**Stated problem:** Records follow. Copy every line with "this".

[Records from a dataset]
☆ ☆ ☆ ☆

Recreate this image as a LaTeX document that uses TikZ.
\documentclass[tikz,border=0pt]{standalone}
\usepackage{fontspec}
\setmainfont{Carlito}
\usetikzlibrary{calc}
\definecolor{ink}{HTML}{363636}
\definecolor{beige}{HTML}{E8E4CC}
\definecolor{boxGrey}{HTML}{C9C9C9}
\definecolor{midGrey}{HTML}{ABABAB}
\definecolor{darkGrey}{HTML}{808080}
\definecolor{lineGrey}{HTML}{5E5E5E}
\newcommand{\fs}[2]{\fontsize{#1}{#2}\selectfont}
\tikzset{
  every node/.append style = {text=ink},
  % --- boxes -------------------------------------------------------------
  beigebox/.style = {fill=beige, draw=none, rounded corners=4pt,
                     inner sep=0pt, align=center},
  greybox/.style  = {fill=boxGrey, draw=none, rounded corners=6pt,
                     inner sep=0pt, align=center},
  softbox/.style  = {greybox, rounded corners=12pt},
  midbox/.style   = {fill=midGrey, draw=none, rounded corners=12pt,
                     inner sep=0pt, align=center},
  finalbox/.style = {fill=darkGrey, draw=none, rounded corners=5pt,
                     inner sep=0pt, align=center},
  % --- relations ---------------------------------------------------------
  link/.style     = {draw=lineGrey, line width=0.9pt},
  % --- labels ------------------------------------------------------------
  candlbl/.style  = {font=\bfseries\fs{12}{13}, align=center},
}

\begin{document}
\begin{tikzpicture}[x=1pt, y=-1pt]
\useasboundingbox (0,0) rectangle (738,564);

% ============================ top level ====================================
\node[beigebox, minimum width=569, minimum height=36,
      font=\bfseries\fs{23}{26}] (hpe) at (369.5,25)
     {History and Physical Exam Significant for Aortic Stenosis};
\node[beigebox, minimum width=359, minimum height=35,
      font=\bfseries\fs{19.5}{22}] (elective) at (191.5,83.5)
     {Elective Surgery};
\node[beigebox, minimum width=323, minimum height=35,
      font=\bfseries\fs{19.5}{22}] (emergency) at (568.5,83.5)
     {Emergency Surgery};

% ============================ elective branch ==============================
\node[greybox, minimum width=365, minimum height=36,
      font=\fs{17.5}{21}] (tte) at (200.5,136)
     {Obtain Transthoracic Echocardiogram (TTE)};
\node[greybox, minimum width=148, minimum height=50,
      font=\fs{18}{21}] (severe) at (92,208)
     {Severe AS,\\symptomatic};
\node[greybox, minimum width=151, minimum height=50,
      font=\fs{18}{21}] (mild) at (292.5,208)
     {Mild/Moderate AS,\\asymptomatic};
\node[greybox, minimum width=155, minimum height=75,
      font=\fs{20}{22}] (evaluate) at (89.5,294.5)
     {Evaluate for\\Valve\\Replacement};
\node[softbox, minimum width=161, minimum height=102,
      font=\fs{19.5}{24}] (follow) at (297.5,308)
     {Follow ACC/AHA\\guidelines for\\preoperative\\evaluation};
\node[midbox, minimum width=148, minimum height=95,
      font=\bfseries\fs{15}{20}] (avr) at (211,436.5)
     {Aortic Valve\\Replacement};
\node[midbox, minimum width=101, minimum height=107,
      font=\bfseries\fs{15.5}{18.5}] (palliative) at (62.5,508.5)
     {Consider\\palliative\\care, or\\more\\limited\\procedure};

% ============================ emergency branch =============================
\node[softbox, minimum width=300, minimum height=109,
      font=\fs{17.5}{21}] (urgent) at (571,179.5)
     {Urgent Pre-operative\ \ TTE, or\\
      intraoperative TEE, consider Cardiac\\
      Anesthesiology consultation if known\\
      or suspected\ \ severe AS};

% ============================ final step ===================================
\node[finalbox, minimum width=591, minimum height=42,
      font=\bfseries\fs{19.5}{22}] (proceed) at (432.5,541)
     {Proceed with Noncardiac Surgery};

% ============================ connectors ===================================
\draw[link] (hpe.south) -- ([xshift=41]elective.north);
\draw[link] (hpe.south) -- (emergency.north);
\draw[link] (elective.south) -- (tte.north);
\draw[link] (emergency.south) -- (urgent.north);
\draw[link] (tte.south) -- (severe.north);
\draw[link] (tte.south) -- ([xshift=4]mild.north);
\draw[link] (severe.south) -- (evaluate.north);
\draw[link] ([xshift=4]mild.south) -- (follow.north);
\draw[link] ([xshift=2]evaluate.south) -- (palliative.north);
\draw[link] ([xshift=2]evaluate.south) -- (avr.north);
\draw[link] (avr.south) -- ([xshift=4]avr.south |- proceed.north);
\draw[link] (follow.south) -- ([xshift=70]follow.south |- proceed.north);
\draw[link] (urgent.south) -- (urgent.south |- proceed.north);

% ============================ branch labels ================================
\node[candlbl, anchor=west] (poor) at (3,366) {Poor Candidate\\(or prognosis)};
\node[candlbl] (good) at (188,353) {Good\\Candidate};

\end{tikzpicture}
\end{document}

☆ ☆ ☆ ☆

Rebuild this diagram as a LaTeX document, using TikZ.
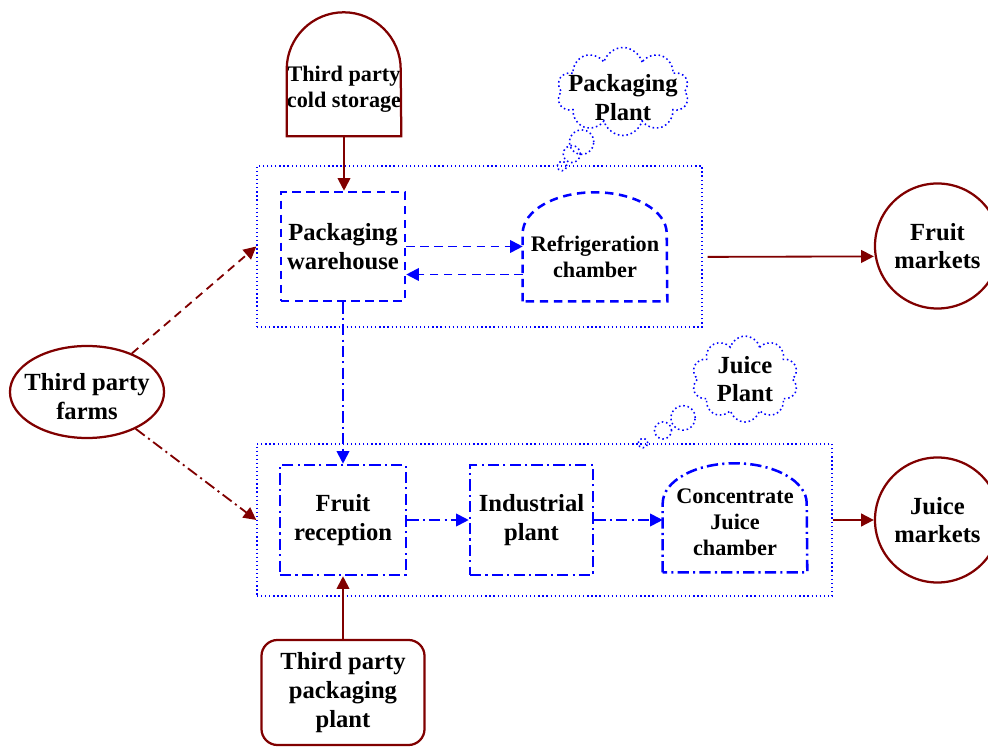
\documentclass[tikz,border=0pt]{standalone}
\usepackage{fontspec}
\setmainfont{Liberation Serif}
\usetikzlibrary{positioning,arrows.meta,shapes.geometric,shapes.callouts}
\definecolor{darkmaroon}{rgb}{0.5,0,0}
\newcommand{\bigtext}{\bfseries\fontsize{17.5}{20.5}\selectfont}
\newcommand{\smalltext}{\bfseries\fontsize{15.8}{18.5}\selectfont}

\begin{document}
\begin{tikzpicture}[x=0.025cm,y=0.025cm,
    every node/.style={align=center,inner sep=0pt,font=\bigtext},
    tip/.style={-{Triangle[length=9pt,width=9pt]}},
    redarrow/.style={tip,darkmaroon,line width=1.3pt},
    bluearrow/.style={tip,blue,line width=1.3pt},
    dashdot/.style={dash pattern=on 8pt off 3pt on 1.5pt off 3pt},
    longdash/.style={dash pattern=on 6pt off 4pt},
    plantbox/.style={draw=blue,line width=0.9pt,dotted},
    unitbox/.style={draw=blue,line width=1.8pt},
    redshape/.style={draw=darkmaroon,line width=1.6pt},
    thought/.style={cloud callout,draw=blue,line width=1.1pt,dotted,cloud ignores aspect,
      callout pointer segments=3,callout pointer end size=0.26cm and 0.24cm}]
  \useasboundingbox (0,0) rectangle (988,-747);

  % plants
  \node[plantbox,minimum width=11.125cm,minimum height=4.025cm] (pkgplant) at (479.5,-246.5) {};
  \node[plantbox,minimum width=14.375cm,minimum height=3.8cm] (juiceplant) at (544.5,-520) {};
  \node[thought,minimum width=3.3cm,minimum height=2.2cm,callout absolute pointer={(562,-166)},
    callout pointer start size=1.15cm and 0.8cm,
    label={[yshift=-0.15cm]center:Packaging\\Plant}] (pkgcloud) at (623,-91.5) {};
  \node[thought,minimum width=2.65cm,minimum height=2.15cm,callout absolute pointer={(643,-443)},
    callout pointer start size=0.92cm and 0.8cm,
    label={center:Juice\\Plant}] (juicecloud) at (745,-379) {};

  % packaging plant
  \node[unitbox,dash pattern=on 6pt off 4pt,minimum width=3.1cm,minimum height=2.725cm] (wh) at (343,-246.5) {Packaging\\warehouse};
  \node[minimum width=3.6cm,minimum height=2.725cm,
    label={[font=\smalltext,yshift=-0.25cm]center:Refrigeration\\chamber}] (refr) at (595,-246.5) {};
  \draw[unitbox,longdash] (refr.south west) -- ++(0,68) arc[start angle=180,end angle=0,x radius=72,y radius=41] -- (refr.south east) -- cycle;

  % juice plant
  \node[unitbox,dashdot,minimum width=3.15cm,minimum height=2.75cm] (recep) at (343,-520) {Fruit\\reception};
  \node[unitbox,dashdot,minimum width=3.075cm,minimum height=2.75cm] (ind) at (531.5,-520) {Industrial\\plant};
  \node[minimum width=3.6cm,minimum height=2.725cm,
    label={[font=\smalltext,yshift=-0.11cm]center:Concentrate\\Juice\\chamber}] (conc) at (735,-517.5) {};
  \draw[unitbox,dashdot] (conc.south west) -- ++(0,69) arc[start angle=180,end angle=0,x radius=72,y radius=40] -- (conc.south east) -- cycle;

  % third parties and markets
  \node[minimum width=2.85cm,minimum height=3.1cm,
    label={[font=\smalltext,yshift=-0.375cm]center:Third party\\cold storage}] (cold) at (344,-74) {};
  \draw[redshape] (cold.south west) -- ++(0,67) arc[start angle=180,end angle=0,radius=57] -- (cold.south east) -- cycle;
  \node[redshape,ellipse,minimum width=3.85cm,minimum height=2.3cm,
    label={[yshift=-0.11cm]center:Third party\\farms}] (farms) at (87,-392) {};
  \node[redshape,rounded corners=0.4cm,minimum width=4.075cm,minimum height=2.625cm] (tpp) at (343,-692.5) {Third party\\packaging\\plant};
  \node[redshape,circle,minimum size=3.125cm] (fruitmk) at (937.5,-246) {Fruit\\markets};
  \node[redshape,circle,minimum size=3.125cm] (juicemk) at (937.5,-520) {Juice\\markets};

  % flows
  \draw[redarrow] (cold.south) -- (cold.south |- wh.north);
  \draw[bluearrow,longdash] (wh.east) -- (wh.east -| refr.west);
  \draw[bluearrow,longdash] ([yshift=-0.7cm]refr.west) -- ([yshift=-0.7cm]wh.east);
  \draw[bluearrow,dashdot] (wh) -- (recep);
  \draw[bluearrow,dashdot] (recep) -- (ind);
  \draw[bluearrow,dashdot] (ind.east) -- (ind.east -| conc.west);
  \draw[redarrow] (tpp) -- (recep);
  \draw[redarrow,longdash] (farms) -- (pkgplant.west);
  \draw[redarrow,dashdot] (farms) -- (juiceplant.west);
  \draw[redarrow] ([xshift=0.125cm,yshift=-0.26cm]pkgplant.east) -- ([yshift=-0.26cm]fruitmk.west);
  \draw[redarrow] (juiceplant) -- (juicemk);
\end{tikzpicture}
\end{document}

☆ ☆ ☆ ☆

**Final result:**
Recreate this image as a LaTeX document that uses TikZ.
Rebuild this diagram as a LaTeX document, using TikZ.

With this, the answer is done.